Australian Open’s One Point Slam shows that merit still makes the best stories
The Australian Open officially got under way this week, but the most talked-about moment of the year’s opening tennis slam may already be behind us.
Before a ball had been struck in the main draw, a little-known tennis coach from Sydney, Jordan Smith, walked away with A$1m after winning the One Point Slam — a made-for-entertainment tournament featuring a mix of professionals, celebrities and personalities.
Along the way, Smith beat some big names, including world No2 and defending Australian Open champion Jannik Sinner.
On the surface, it looked like another example of sport drifting further into spectacle. A punchy prize fund and a format that creates ready-to-post clips on socials.
But the success of the One Point Slam raises an interesting question at an interesting time. Where, exactly, is the line between sport and entertainment now? And does it even matter?
Over the past decade, the worlds of sporting competition, content creation and celebrity culture have steadily converged.
Athletes are influencers, influencers are athletes, and sporting stories are often consumed through documentaries, social feeds and Hollywood films rather than live broadcasts. In this landscape, performance is no longer the only currency that counts.
That shift puts pressure on one of sport’s oldest principles: merit. Traditional sporting competition is built on a simple Darwinian system. The fastest runner wins. The most skilful team lifts the trophy.
It doesn’t always work out like that of course. On any given day any result is possible, but over time the averages aggregate and the best rise to the top. These meritocratic pyramids give sport its credibility and, crucially, its plotlines.
Today, that model is being challenged. Like actors who are being cast because of their social following, athletes are building profiles on influence not competitive success.
One Point Slam produced a story the old way
Boxing offers the clearest example. Social media stars such as the Paul brothers have secured headline fights because of their views on YouTube, not points earned in the ring.
These bouts are often dismissed as novelty acts, closer to WWE than world title boxing — but the underlying logic is spreading.
Influencer-led football tournaments like Kings League and Baller League are built around personalities rather than qualification. In individual sports, content creators in golf, skiing and cycling have built careers without ever competing at the sport’s elite level.
Even more traditional pathways are loosening.
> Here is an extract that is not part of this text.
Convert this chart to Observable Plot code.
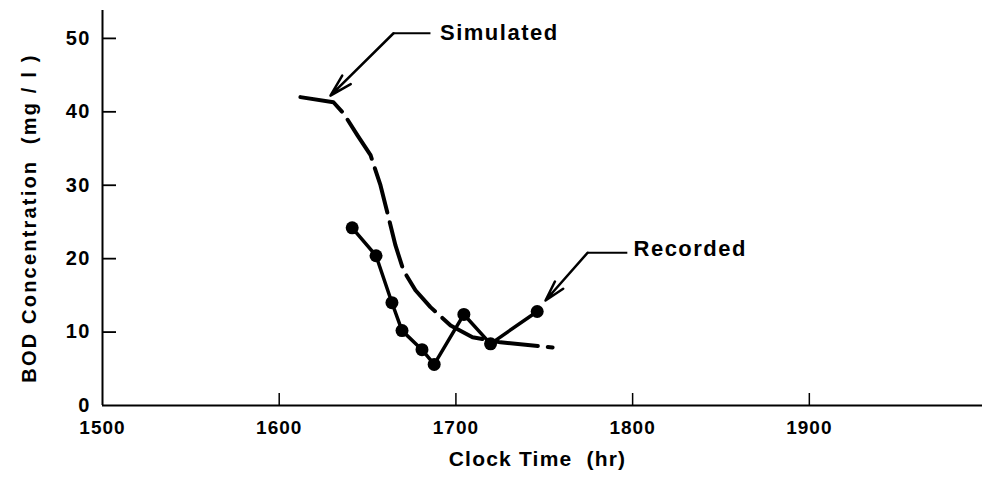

LIV Golf operates as an invitational tour, while Formula 1 has long made room for drivers whose commercial value outweighs their results.
This reflects a broader reality that visibility, narrative and audience reach now sit alongside — and sometimes ahead of — competitive performance.
Which is why the One Point Slam is so interesting. Because despite being designed as a spectacle, its most compelling moment was not a celebrity cameo or a viral clip. It was Jordan Smith winning.
Smith wasn’t invited to the Australian Open because of a following. He wasn’t a known personality. He qualified. He earned his place by winning his state championship and, once on court, he simply won points.
His post-match interviews were nervy and unpolished — as you’d expect from someone not trained for television — but they were charming as a result. Over the course of an evening, sport did what it has always done best: it created a story rather than casting one.
In a matter of hours, Smith went from anonymous coach to global talking point. Not because he was entertaining off the court, but because he was effective on it. Competitive systems produce personalities organically, through pressure, performance and consequence.
As sport continues to experiment with new formats and hybrid models — and it should — events like the One Point Slam show that innovation and merit don’t have to be opposites. You can invite the world in, bend the rules and chase new audiences.
But the moment that truly cuts through is still the same one it has always been: someone earning their place and winning when it matters.
You can manufacture characters. Or you can let competition discover them for you.
Matt Readman is chief strategy officer at sports creative agency Dark Horses.